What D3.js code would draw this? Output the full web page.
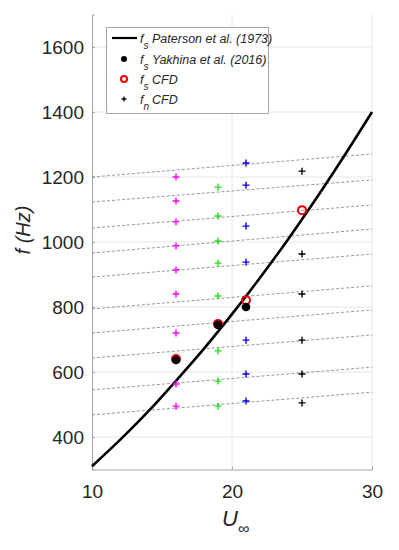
<!DOCTYPE html>
<html>
<head>
<meta charset="utf-8">
<script src="https://cdn.jsdelivr.net/npm/d3@7"></script>
<style>
  html, body { margin: 0; padding: 0; background: #fff; }
  svg { display: block; }
  text { font-family: "Liberation Sans", Arial, sans-serif; }
</style>
</head>
<body>
<svg id="chart" width="399" height="550"></svg>
<script>
// ---- data ----
const xTicks = [10, 20, 30];
const yTicks = [400, 600, 800, 1000, 1200, 1400, 1600];

// Paterson et al. (1973) curve samples
const patersonU = [10, 12, 14, 16, 18, 20, 22, 24, 26, 28, 30];
const patersonF = [310, 391, 478, 573, 672, 778, 890, 1008, 1133, 1264, 1400];

// Yakhina et al. (2016)
const yakhinaU = [16, 19, 21];
const yakhinaF = [637, 745, 800];

// fs CFD
const cfdU = [16, 19, 21, 25];
const cfdF = [640, 748, 821, 1098];

// fn CFD (plus markers) per velocity
const fnU = [16, 19, 21, 25];
const fnColors = ["#ff00ff", "#22dd22", "#0000ee", "#000000"];
const fn16 = [1200, 1126, 1062, 988, 914, 840, 720, 563, 495];
const fn19 = [1169, 1080, 1003, 935, 834, 665, 572, 495];
const fn21 = [1243, 1175, 1049, 938, 698, 594, 511];
const fn25 = [1218, 963, 840, 698, 594, 505];
const fnValues = [fn16, fn19, fn21, fn25];

// dashed mode lines (value at U=10 and U=30)
const modeU = [10, 30];
const modeStart = [1200, 1123, 1043, 966, 892, 794, 720, 643, 545, 468];
const modeEnd = [1271, 1191, 1114, 1040, 963, 865, 791, 714, 615, 538];

// ---- drawing ----
const svg = d3.select("#chart");
const x = d3.scaleLinear().domain([10, 30]).range([92, 372]);
const y = d3.scaleLinear().domain([300, 1700]).range([469.5, 14.5]);

const gridColor = "#e6e6e6";
const axisColor = "#a6a6a6";
const textColor = "#262626";

// grid
svg.append("g").selectAll("line.gy").data(yTicks).join("line")
  .attr("x1", x(10)).attr("x2", x(30))
  .attr("y1", d => y(d)).attr("y2", d => y(d))
  .attr("stroke", gridColor).attr("stroke-width", 1);
svg.append("g").selectAll("line.gx").data(xTicks.slice(1)).join("line")
  .attr("x1", d => x(d)).attr("x2", d => x(d))
  .attr("y1", y(300)).attr("y2", y(1700))
  .attr("stroke", gridColor).attr("stroke-width", 1);

// axes
const xAxis = d3.axisBottom(x).tickValues(xTicks).tickSize(-3).tickPadding(10).tickFormat(d3.format("d"));
const yAxis = d3.axisLeft(y).tickValues(yTicks).tickSize(-3).tickPadding(8).tickFormat(d3.format("d"));

const gx = svg.append("g").attr("transform", `translate(0,${y(300)})`).call(xAxis);
const gy = svg.append("g").attr("transform", `translate(${x(10)},0)`).call(yAxis);
[gx, gy].forEach(g => {
  g.select(".domain").attr("stroke", axisColor).attr("stroke-width", 1);
  g.selectAll(".tick line").attr("stroke", axisColor);
  g.selectAll(".tick text").attr("fill", textColor).attr("font-size", 19)
    .attr("font-family", "'Liberation Sans', Arial, sans-serif");
});
gx.selectAll(".tick text").attr("dy", "0.95em");

// dashed mode lines
const lineGen = d3.line().x(d => x(d[0])).y(d => y(d[1]));
svg.append("g").selectAll("path").data(modeStart.map((s, i) => [[modeU[0], s], [modeU[1], modeEnd[i]]]))
  .join("path")
  .attr("d", lineGen)
  .attr("fill", "none")
  .attr("stroke", "#8c8c8c")
  .attr("stroke-width", 0.9)
  .attr("stroke-dasharray", "3,2");

// Paterson curve
svg.append("path")
  .datum(patersonU.map((u, i) => [u, patersonF[i]]))
  .attr("d", d3.line().curve(d3.curveCatmullRom).x(d => x(d[0])).y(d => y(d[1])))
  .attr("fill", "none").attr("stroke", "#000").attr("stroke-width", 2.6);

// plus markers
function plusPath(cx, cy, s) {
  return `M${cx - s},${cy}H${cx + s}M${cx},${cy - s}V${cy + s}`;
}
const plusData = [];
fnU.forEach((u, i) => fnValues[i].forEach(f => plusData.push({ u, f, c: fnColors[i] })));
svg.append("g").selectAll("path").data(plusData).join("path")
  .attr("d", d => plusPath(x(d.u), y(d.f), 3.5))
  .attr("stroke", d => d.c).attr("stroke-width", 1.4).attr("fill", "none");

// fs CFD red circles
svg.append("g").selectAll("circle").data(cfdU.map((u, i) => [u, cfdF[i]])).join("circle")
  .attr("cx", d => x(d[0])).attr("cy", d => y(d[1])).attr("r", 4)
  .attr("fill", "none").attr("stroke", "#ee0000").attr("stroke-width", 2);

// Yakhina black dots
svg.append("g").selectAll("circle").data(yakhinaU.map((u, i) => [u, yakhinaF[i]])).join("circle")
  .attr("cx", d => x(d[0])).attr("cy", d => y(d[1])).attr("r", 4.3)
  .attr("fill", "#000");

// axis labels
svg.append("text")
  .attr("transform", "translate(30,230) rotate(-90)")
  .attr("text-anchor", "middle")
  .attr("font-size", 20).attr("font-style", "italic").attr("fill", textColor)
  .text("f (Hz)");

const xl = svg.append("text")
  .attr("x", 222).attr("y", 526)
  .attr("font-size", 22).attr("font-style", "italic").attr("fill", textColor);
xl.append("tspan").text("U");
xl.append("tspan").attr("font-size", 16).attr("dy", 8).attr("font-style", "normal").text("∞");

// legend
const lg = svg.append("g");
lg.append("rect").attr("x", 106.5).attr("y", 27.5).attr("width", 162).attr("height", 86)
  .attr("fill", "#fff").attr("stroke", "#a6a6a6").attr("stroke-width", 1);

const legendRows = [
  { sub: "s", label: "Paterson et al. (1973)", type: "line" },
  { sub: "s", label: "Yakhina et al. (2016)", type: "dot" },
  { sub: "s", label: "CFD", type: "ring" },
  { sub: "n", label: "CFD", type: "plus" }
];
const rowY = [38, 59, 79, 99];
legendRows.forEach((r, i) => {
  const cy = rowY[i];
  if (r.type === "line") {
    lg.append("line").attr("x1", 112).attr("x2", 137).attr("y1", cy).attr("y2", cy)
      .attr("stroke", "#000").attr("stroke-width", 2.2);
  } else if (r.type === "dot") {
    lg.append("circle").attr("cx", 124).attr("cy", cy).attr("r", 3).attr("fill", "#000");
  } else if (r.type === "ring") {
    lg.append("circle").attr("cx", 124).attr("cy", cy).attr("r", 3)
      .attr("fill", "none").attr("stroke", "#ee0000").attr("stroke-width", 2);
  } else {
    lg.append("path").attr("d", plusPath(124, cy, 2.5)).attr("stroke", "#000").attr("stroke-width", 1.3);
  }
  const t = lg.append("text").attr("x", 140).attr("y", cy + 4.5)
    .attr("font-size", 12.5).attr("font-style", "italic").attr("fill", textColor);
  t.append("tspan").text("f");
  t.append("tspan").attr("font-size", 10).attr("dy", 6).text(r.sub);
  t.append("tspan").attr("x", 152).attr("dy", -6).text(r.label);
});
</script>
</body>
</html>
+++
* WHAT YOU NEED TO DO *
Quote the material in full and exactly; do not carry over its pictures.

* EXERCISE RESPONSE *
What D3.js code would draw this? Output the full web page.
<!DOCTYPE html>
<html>
<head>
<meta charset="utf-8">
<script src="https://cdn.jsdelivr.net/npm/d3@7"></script>
<style>
  html, body { margin: 0; padding: 0; background: #fff; }
  svg { display: block; }
  text { font-family: "Liberation Sans", Arial, sans-serif; }
</style>
</head>
<body>
<svg id="chart" width="399" height="550"></svg>
<script>
// ---- data ----
const xTicks = [10, 20, 30];
const yTicks = [400, 600, 800, 1000, 1200, 1400, 1600];

// Paterson et al. (1973) curve samples
const patersonU = [10, 12, 14, 16, 18, 20, 22, 24, 26, 28, 30];
const patersonF = [310, 391, 478, 573, 672, 778, 890, 1008, 1133, 1264, 1400];

// Yakhina et al. (2016)
const yakhinaU = [16, 19, 21];
const yakhinaF = [637, 745, 800];

// fs CFD
const cfdU = [16, 19, 21, 25];
const cfdF = [640, 748, 821, 1098];

// fn CFD (plus markers) per velocity
const fnU = [16, 19, 21, 25];
const fnColors = ["#ff00ff", "#22dd22", "#0000ee", "#000000"];
const fn16 = [1200, 1126, 1062, 988, 914, 840, 720, 563, 495];
const fn19 = [1169, 1080, 1003, 935, 834, 665, 572, 495];
const fn21 = [1243, 1175, 1049, 938, 698, 594, 511];
const fn25 = [1218, 963, 840, 698, 594, 505];
const fnValues = [fn16, fn19, fn21, fn25];

// dashed mode lines (value at U=10 and U=30)
const modeU = [10, 30];
const modeStart = [1200, 1123, 1043, 966, 892, 794, 720, 643, 545, 468];
const modeEnd = [1271, 1191, 1114, 1040, 963, 865, 791, 714, 615, 538];

// ---- drawing ----
const svg = d3.select("#chart");
const x = d3.scaleLinear().domain([10, 30]).range([92, 372]);
const y = d3.scaleLinear().domain([300, 1700]).range([469.5, 14.5]);

const gridColor = "#e6e6e6";
const axisColor = "#a6a6a6";
const textColor = "#262626";

// grid
svg.append("g").selectAll("line.gy").data(yTicks).join("line")
  .attr("x1", x(10)).attr("x2", x(30))
  .attr("y1", d => y(d)).attr("y2", d => y(d))
  .attr("stroke", gridColor).attr("stroke-width", 1);
svg.append("g").selectAll("line.gx").data(xTicks.slice(1)).join("line")
  .attr("x1", d => x(d)).attr("x2", d => x(d))
  .attr("y1", y(300)).attr("y2", y(1700))
  .attr("stroke", gridColor).attr("stroke-width", 1);

// axes
const xAxis = d3.axisBottom(x).tickValues(xTicks).tickSize(-3).tickPadding(10).tickFormat(d3.format("d"));
const yAxis = d3.axisLeft(y).tickValues(yTicks).tickSize(-3).tickPadding(8).tickFormat(d3.format("d"));

const gx = svg.append("g").attr("transform", `translate(0,${y(300)})`).call(xAxis);
const gy = svg.append("g").attr("transform", `translate(${x(10)},0)`).call(yAxis);
[gx, gy].forEach(g => {
  g.select(".domain").attr("stroke", axisColor).attr("stroke-width", 1);
  g.selectAll(".tick line").attr("stroke", axisColor);
  g.selectAll(".tick text").attr("fill", textColor).attr("font-size", 19)
    .attr("font-family", "'Liberation Sans', Arial, sans-serif");
});
gx.selectAll(".tick text").attr("dy", "0.95em");

// dashed mode lines
const lineGen = d3.line().x(d => x(d[0])).y(d => y(d[1]));
svg.append("g").selectAll("path").data(modeStart.map((s, i) => [[modeU[0], s], [modeU[1], modeEnd[i]]]))
  .join("path")
  .attr("d", lineGen)
  .attr("fill", "none")
  .attr("stroke", "#8c8c8c")
  .attr("stroke-width", 0.9)
  .attr("stroke-dasharray", "3,2");

// Paterson curve
svg.append("path")
  .datum(patersonU.map((u, i) => [u, patersonF[i]]))
  .attr("d", d3.line().curve(d3.curveCatmullRom).x(d => x(d[0])).y(d => y(d[1])))
  .attr("fill", "none").attr("stroke", "#000").attr("stroke-width", 2.6);

// plus markers
function plusPath(cx, cy, s) {
  return `M${cx - s},${cy}H${cx + s}M${cx},${cy - s}V${cy + s}`;
}
const plusData = [];
fnU.forEach((u, i) => fnValues[i].forEach(f => plusData.push({ u, f, c: fnColors[i] })));
svg.append("g").selectAll("path").data(plusData).join("path")
  .attr("d", d => plusPath(x(d.u), y(d.f), 3.5))
  .attr("stroke", d => d.c).attr("stroke-width", 1.4).attr("fill", "none");

// fs CFD red circles
svg.append("g").selectAll("circle").data(cfdU.map((u, i) => [u, cfdF[i]])).join("circle")
  .attr("cx", d => x(d[0])).attr("cy", d => y(d[1])).attr("r", 4)
  .attr("fill", "none").attr("stroke", "#ee0000").attr("stroke-width", 2);

// Yakhina black dots
svg.append("g").selectAll("circle").data(yakhinaU.map((u, i) => [u, yakhinaF[i]])).join("circle")
  .attr("cx", d => x(d[0])).attr("cy", d => y(d[1])).attr("r", 4.3)
  .attr("fill", "#000");

// axis labels
svg.append("text")
  .attr("transform", "translate(30,230) rotate(-90)")
  .attr("text-anchor", "middle")
  .attr("font-size", 20).attr("font-style", "italic").attr("fill", textColor)
  .text("f (Hz)");

const xl = svg.append("text")
  .attr("x", 222).attr("y", 526)
  .attr("font-size", 22).attr("font-style", "italic").attr("fill", textColor);
xl.append("tspan").text("U");
xl.append("tspan").attr("font-size", 16).attr("dy", 8).attr("font-style", "normal").text("∞");

// legend
const lg = svg.append("g");
lg.append("rect").attr("x", 106.5).attr("y", 27.5).attr("width", 162).attr("height", 86)
  .attr("fill", "#fff").attr("stroke", "#a6a6a6").attr("stroke-width", 1);

const legendRows = [
  { sub: "s", label: "Paterson et al. (1973)", type: "line" },
  { sub: "s", label: "Yakhina et al. (2016)", type: "dot" },
  { sub: "s", label: "CFD", type: "ring" },
  { sub: "n", label: "CFD", type: "plus" }
];
const rowY = [38, 59, 79, 99];
legendRows.forEach((r, i) => {
  const cy = rowY[i];
  if (r.type === "line") {
    lg.append("line").attr("x1", 112).attr("x2", 137).attr("y1", cy).attr("y2", cy)
      .attr("stroke", "#000").attr("stroke-width", 2.2);
  } else if (r.type === "dot") {
    lg.append("circle").attr("cx", 124).attr("cy", cy).attr("r", 3).attr("fill", "#000");
  } else if (r.type === "ring") {
    lg.append("circle").attr("cx", 124).attr("cy", cy).attr("r", 3)
      .attr("fill", "none").attr("stroke", "#ee0000").attr("stroke-width", 2);
  } else {
    lg.append("path").attr("d", plusPath(124, cy, 2.5)).attr("stroke", "#000").attr("stroke-width", 1.3);
  }
  const t = lg.append("text").attr("x", 140).attr("y", cy + 4.5)
    .attr("font-size", 12.5).attr("font-style", "italic").attr("fill", textColor);
  t.append("tspan").text("f");
  t.append("tspan").attr("font-size", 10).attr("dy", 6).text(r.sub);
  t.append("tspan").attr("x", 152).attr("dy", -6).text(r.label);
});
</script>
</body>
</html>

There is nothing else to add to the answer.